▸ **Exercise description**: Skip every picture and transcribe the remaining material exactly.

▸ **Data section**:
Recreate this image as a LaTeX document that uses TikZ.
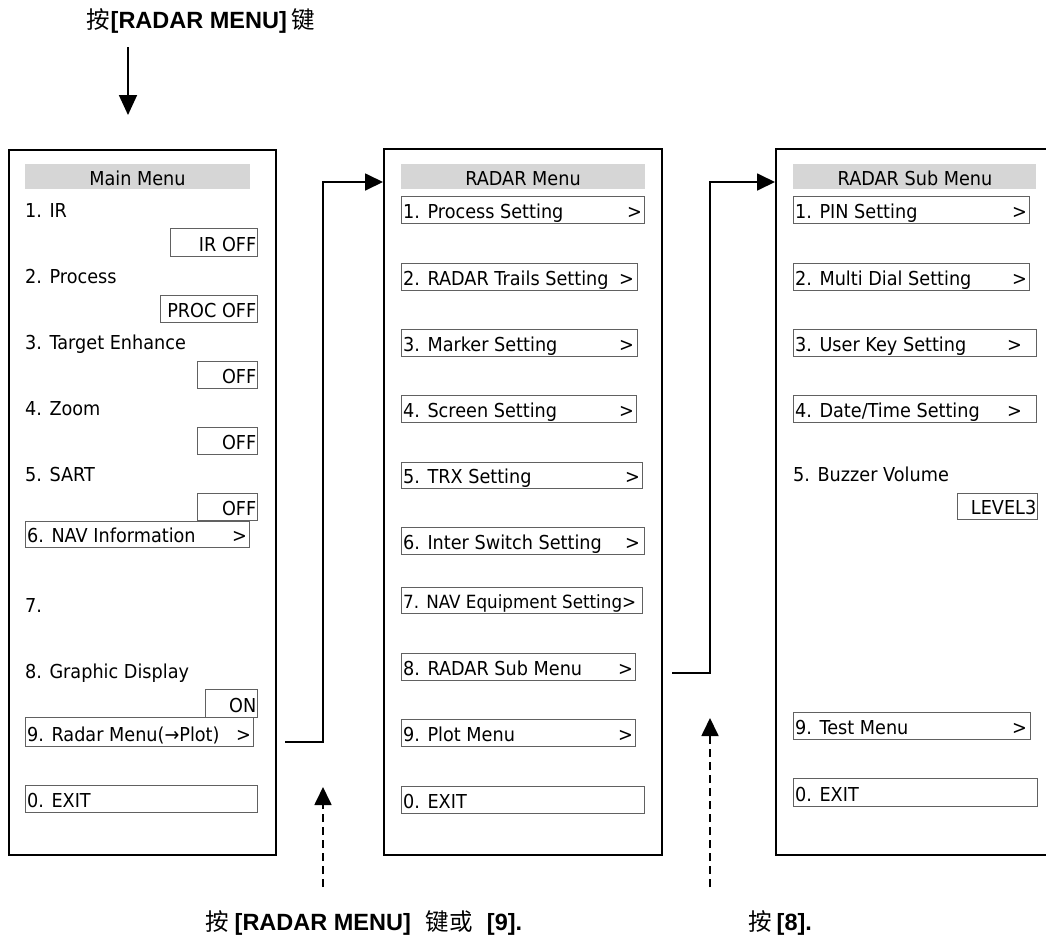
\documentclass[tikz,border=0pt]{standalone}
\usepackage{fontspec}
\setmainfont{DejaVu Sans}[FakeStretch=0.92]
\newfontfamily\cjk{Noto Sans CJK SC}
\newfontfamily\lsans{Liberation Sans}
\usetikzlibrary{arrows.meta}
\tikzset{
  outerbox/.style={draw=black, line width=2pt, inner sep=0pt},
  itembox/.style={draw=black!62, line width=1.2pt, inner sep=0pt},
  hdrbox/.style={fill=black!16, inner sep=0pt},
  mtxt/.style={inner sep=0pt, text=black, font=\fontsize{19.2}{21}\selectfont},
  lbl/.style={inner sep=0pt, font=\fontsize{23.5}{26}\selectfont},
  conn/.style={line width=1.8pt, -{Triangle[length=18pt,width=17pt]}},
  dconn/.style={conn, dash pattern=on 8pt off 5pt},
}
% box node: style, name, x1, y1, x2, y2
\newcommand\bx[6]{\node[#1, anchor=north west, minimum width=#5pt-#3pt, minimum height=#6pt-#4pt] (#2) at (#3,#4) {};}
% menu item with ">": name x1 y1 x2 y2 text x-of-">"
\newcommand\mitem[7]{\bx{itembox}{#1}{#2}{#3}{#4}{#5}
  \node[mtxt, anchor=base west] (#1-t) at (#2+2,#5-5) {#6};
  \node[mtxt, anchor=base east] (#1-g) at (#7,#5-5) {>};}
% menu item without separate ">"
\newcommand\mitemx[6]{\bx{itembox}{#1}{#2}{#3}{#4}{#5}
  \node[mtxt, anchor=base west] (#1-t) at (#2+2,#5-5) {#6};}
% value box, text right aligned
\newcommand\valbox[6]{\bx{itembox}{#1}{#2}{#3}{#4}{#5}
  \node[mtxt, anchor=base east] (#1-t) at (#4-0.5,#5-5) {#6};}
\begin{document}
\begin{tikzpicture}[x=1pt,y=-1pt]
\useasboundingbox (0,0) rectangle (1046,938);

% top label and arrow
\node[lbl, anchor=base west] (toplbl) at (86,28) {{\cjk 按}\hspace{1pt}{\lsans\bfseries [RADAR MENU]}\hspace{5pt}{\cjk 键}};
\coordinate (ta) at (128,47);
\coordinate (tb) at (128,115);
\draw[conn, -{Triangle[length=20pt,width=18pt]}] (ta) -- (tb);

% ---------- Main Menu ----------
\bx{outerbox}{mainbox}{8}{149}{275}{854}
\bx{hdrbox}{mainhdr}{25}{164}{250}{189}
\node[mtxt, anchor=base] (mainhdr-t) at (137.5,185) {Main Menu};
\node[mtxt, anchor=base west] (m1) at (25,217) {1. IR};
\valbox{v1}{170}{228}{257}{256}{IR OFF}
\node[mtxt, anchor=base west] (m2) at (25,283) {2. Process};
\valbox{v2}{160}{295}{257}{322}{PROC OFF}
\node[mtxt, anchor=base west] (m3) at (25,349) {3. Target Enhance};
\valbox{v3}{197}{361}{257}{388}{OFF}
\node[mtxt, anchor=base west] (m4) at (25,415) {4. Zoom};
\valbox{v4}{197}{427}{257}{454}{OFF}
\node[mtxt, anchor=base west] (m5) at (25,481) {5. SART};
\valbox{v5}{197}{493}{257}{520}{OFF}
\mitem{m6}{25}{521}{249}{547}{6. NAV Information}{247}
\node[mtxt, anchor=base west] (m7) at (25,612) {7.};
\node[mtxt, anchor=base west] (m8) at (25,678) {8. Graphic Display};
\valbox{v8}{205}{689}{257}{717}{ON}
\mitem{m9}{25}{717}{253}{746}{9. Radar Menu(→Plot)}{251}
\mitemx{m0}{25}{785}{257}{812}{0. EXIT}

% ---------- RADAR Menu ----------
\bx{outerbox}{radbox}{383}{148}{661}{854}
\bx{hdrbox}{radhdr}{401}{164}{645}{189}
\node[mtxt, anchor=base] (radhdr-t) at (523,185) {RADAR Menu};
\mitem{r1}{401}{196}{644}{223}{1. Process Setting}{642}
\mitem{r2}{401}{263}{637}{290}{2. RADAR Trails Setting}{634}
\mitem{r3}{401}{329}{637}{356}{3. Marker Setting}{634}
\mitem{r4}{401}{395}{636}{422}{4. Screen Setting}{634}
\mitem{r5}{401}{462}{642}{488}{5. TRX Setting}{640}
\mitem{r6}{401}{527}{644}{554}{6. Inter Switch Setting}{640}
\bx{itembox}{r7}{401}{587}{642}{613}
\node[mtxt, font=\fontsize{18.2}{20}\selectfont, anchor=base west] (r7-t) at (403,608) {7. NAV Equipment Setting>};
\mitem{r8}{401}{653}{635}{680}{8. RADAR Sub Menu}{633}
\mitem{r9}{401}{719}{635}{746}{9. Plot Menu}{633}
\mitemx{r0}{401}{786}{644}{813}{0. EXIT}

% ---------- RADAR Sub Menu ----------
\bx{outerbox}{subbox}{775}{148}{1052}{854}
\bx{hdrbox}{subhdr}{793}{164}{1036}{189}
\node[mtxt, anchor=base] (subhdr-t) at (915,185) {RADAR Sub Menu};
\mitem{s1}{793}{196}{1029}{223}{1. PIN Setting}{1027}
\mitem{s2}{793}{263}{1029}{290}{2. Multi Dial Setting}{1027}
\mitem{s3}{793}{329}{1036}{356}{3. User Key Setting}{1022}
\mitem{s4}{793}{395}{1036}{422}{4. Date/Time Setting}{1022}
\node[mtxt, anchor=base west] (s5) at (793,481) {5. Buzzer Volume};
\valbox{sv5}{957}{493}{1037}{519}{LEVEL3}
\mitem{s9}{793}{712}{1030}{739}{9. Test Menu}{1027}
\mitemx{s0}{793}{778}{1037}{806}{0. EXIT}

% ---------- connectors ----------
\coordinate (c1s) at (285,742);
\coordinate (c1m) at (323,182);
\draw[conn] (c1s) -| (c1m) -- (radbox.west |- c1m);
\coordinate (c2s) at (672,673);
\coordinate (c2m) at (710,182);
\draw[conn] (c2s) -| (c2m) -- (subbox.west |- c2m);

\coordinate (d1s) at (323,887);
\coordinate (d1e) at (323,787);
\draw[dconn] (d1s) -- (d1e);
\coordinate (d2s) at (710,887);
\coordinate (d2e) at (710,718);
\draw[dconn] (d2s) -- (d2e);

% bottom labels
\node[lbl, anchor=base west] (botlbl1) at (205,930) {{\cjk 按}\hspace{6pt}{\lsans\bfseries [RADAR MENU]}\hspace{15pt}{\cjk 键或}\hspace{14pt}{\lsans\bfseries [9].}};
\node[lbl, anchor=base west] (botlbl2) at (748,930) {{\cjk 按}\hspace{5pt}{\lsans\bfseries [8].}};
\end{tikzpicture}
\end{document}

▸ **Final answer**:
Recreate this image as a LaTeX document that uses TikZ.
\documentclass[tikz,border=0pt]{standalone}
\usepackage{fontspec}
\setmainfont{DejaVu Sans}[FakeStretch=0.92]
\newfontfamily\cjk{Noto Sans CJK SC}
\newfontfamily\lsans{Liberation Sans}
\usetikzlibrary{arrows.meta}
\tikzset{
  outerbox/.style={draw=black, line width=2pt, inner sep=0pt},
  itembox/.style={draw=black!62, line width=1.2pt, inner sep=0pt},
  hdrbox/.style={fill=black!16, inner sep=0pt},
  mtxt/.style={inner sep=0pt, text=black, font=\fontsize{19.2}{21}\selectfont},
  lbl/.style={inner sep=0pt, font=\fontsize{23.5}{26}\selectfont},
  conn/.style={line width=1.8pt, -{Triangle[length=18pt,width=17pt]}},
  dconn/.style={conn, dash pattern=on 8pt off 5pt},
}
% box node: style, name, x1, y1, x2, y2
\newcommand\bx[6]{\node[#1, anchor=north west, minimum width=#5pt-#3pt, minimum height=#6pt-#4pt] (#2) at (#3,#4) {};}
% menu item with ">": name x1 y1 x2 y2 text x-of-">"
\newcommand\mitem[7]{\bx{itembox}{#1}{#2}{#3}{#4}{#5}
  \node[mtxt, anchor=base west] (#1-t) at (#2+2,#5-5) {#6};
  \node[mtxt, anchor=base east] (#1-g) at (#7,#5-5) {>};}
% menu item without separate ">"
\newcommand\mitemx[6]{\bx{itembox}{#1}{#2}{#3}{#4}{#5}
  \node[mtxt, anchor=base west] (#1-t) at (#2+2,#5-5) {#6};}
% value box, text right aligned
\newcommand\valbox[6]{\bx{itembox}{#1}{#2}{#3}{#4}{#5}
  \node[mtxt, anchor=base east] (#1-t) at (#4-0.5,#5-5) {#6};}
\begin{document}
\begin{tikzpicture}[x=1pt,y=-1pt]
\useasboundingbox (0,0) rectangle (1046,938);

% top label and arrow
\node[lbl, anchor=base west] (toplbl) at (86,28) {{\cjk 按}\hspace{1pt}{\lsans\bfseries [RADAR MENU]}\hspace{5pt}{\cjk 键}};
\coordinate (ta) at (128,47);
\coordinate (tb) at (128,115);
\draw[conn, -{Triangle[length=20pt,width=18pt]}] (ta) -- (tb);

% ---------- Main Menu ----------
\bx{outerbox}{mainbox}{8}{149}{275}{854}
\bx{hdrbox}{mainhdr}{25}{164}{250}{189}
\node[mtxt, anchor=base] (mainhdr-t) at (137.5,185) {Main Menu};
\node[mtxt, anchor=base west] (m1) at (25,217) {1. IR};
\valbox{v1}{170}{228}{257}{256}{IR OFF}
\node[mtxt, anchor=base west] (m2) at (25,283) {2. Process};
\valbox{v2}{160}{295}{257}{322}{PROC OFF}
\node[mtxt, anchor=base west] (m3) at (25,349) {3. Target Enhance};
\valbox{v3}{197}{361}{257}{388}{OFF}
\node[mtxt, anchor=base west] (m4) at (25,415) {4. Zoom};
\valbox{v4}{197}{427}{257}{454}{OFF}
\node[mtxt, anchor=base west] (m5) at (25,481) {5. SART};
\valbox{v5}{197}{493}{257}{520}{OFF}
\mitem{m6}{25}{521}{249}{547}{6. NAV Information}{247}
\node[mtxt, anchor=base west] (m7) at (25,612) {7.};
\node[mtxt, anchor=base west] (m8) at (25,678) {8. Graphic Display};
\valbox{v8}{205}{689}{257}{717}{ON}
\mitem{m9}{25}{717}{253}{746}{9. Radar Menu(→Plot)}{251}
\mitemx{m0}{25}{785}{257}{812}{0. EXIT}

% ---------- RADAR Menu ----------
\bx{outerbox}{radbox}{383}{148}{661}{854}
\bx{hdrbox}{radhdr}{401}{164}{645}{189}
\node[mtxt, anchor=base] (radhdr-t) at (523,185) {RADAR Menu};
\mitem{r1}{401}{196}{644}{223}{1. Process Setting}{642}
\mitem{r2}{401}{263}{637}{290}{2. RADAR Trails Setting}{634}
\mitem{r3}{401}{329}{637}{356}{3. Marker Setting}{634}
\mitem{r4}{401}{395}{636}{422}{4. Screen Setting}{634}
\mitem{r5}{401}{462}{642}{488}{5. TRX Setting}{640}
\mitem{r6}{401}{527}{644}{554}{6. Inter Switch Setting}{640}
\bx{itembox}{r7}{401}{587}{642}{613}
\node[mtxt, font=\fontsize{18.2}{20}\selectfont, anchor=base west] (r7-t) at (403,608) {7. NAV Equipment Setting>};
\mitem{r8}{401}{653}{635}{680}{8. RADAR Sub Menu}{633}
\mitem{r9}{401}{719}{635}{746}{9. Plot Menu}{633}
\mitemx{r0}{401}{786}{644}{813}{0. EXIT}

% ---------- RADAR Sub Menu ----------
\bx{outerbox}{subbox}{775}{148}{1052}{854}
\bx{hdrbox}{subhdr}{793}{164}{1036}{189}
\node[mtxt, anchor=base] (subhdr-t) at (915,185) {RADAR Sub Menu};
\mitem{s1}{793}{196}{1029}{223}{1. PIN Setting}{1027}
\mitem{s2}{793}{263}{1029}{290}{2. Multi Dial Setting}{1027}
\mitem{s3}{793}{329}{1036}{356}{3. User Key Setting}{1022}
\mitem{s4}{793}{395}{1036}{422}{4. Date/Time Setting}{1022}
\node[mtxt, anchor=base west] (s5) at (793,481) {5. Buzzer Volume};
\valbox{sv5}{957}{493}{1037}{519}{LEVEL3}
\mitem{s9}{793}{712}{1030}{739}{9. Test Menu}{1027}
\mitemx{s0}{793}{778}{1037}{806}{0. EXIT}

% ---------- connectors ----------
\coordinate (c1s) at (285,742);
\coordinate (c1m) at (323,182);
\draw[conn] (c1s) -| (c1m) -- (radbox.west |- c1m);
\coordinate (c2s) at (672,673);
\coordinate (c2m) at (710,182);
\draw[conn] (c2s) -| (c2m) -- (subbox.west |- c2m);

\coordinate (d1s) at (323,887);
\coordinate (d1e) at (323,787);
\draw[dconn] (d1s) -- (d1e);
\coordinate (d2s) at (710,887);
\coordinate (d2e) at (710,718);
\draw[dconn] (d2s) -- (d2e);

% bottom labels
\node[lbl, anchor=base west] (botlbl1) at (205,930) {{\cjk 按}\hspace{6pt}{\lsans\bfseries [RADAR MENU]}\hspace{15pt}{\cjk 键或}\hspace{14pt}{\lsans\bfseries [9].}};
\node[lbl, anchor=base west] (botlbl2) at (748,930) {{\cjk 按}\hspace{5pt}{\lsans\bfseries [8].}};
\end{tikzpicture}
\end{document}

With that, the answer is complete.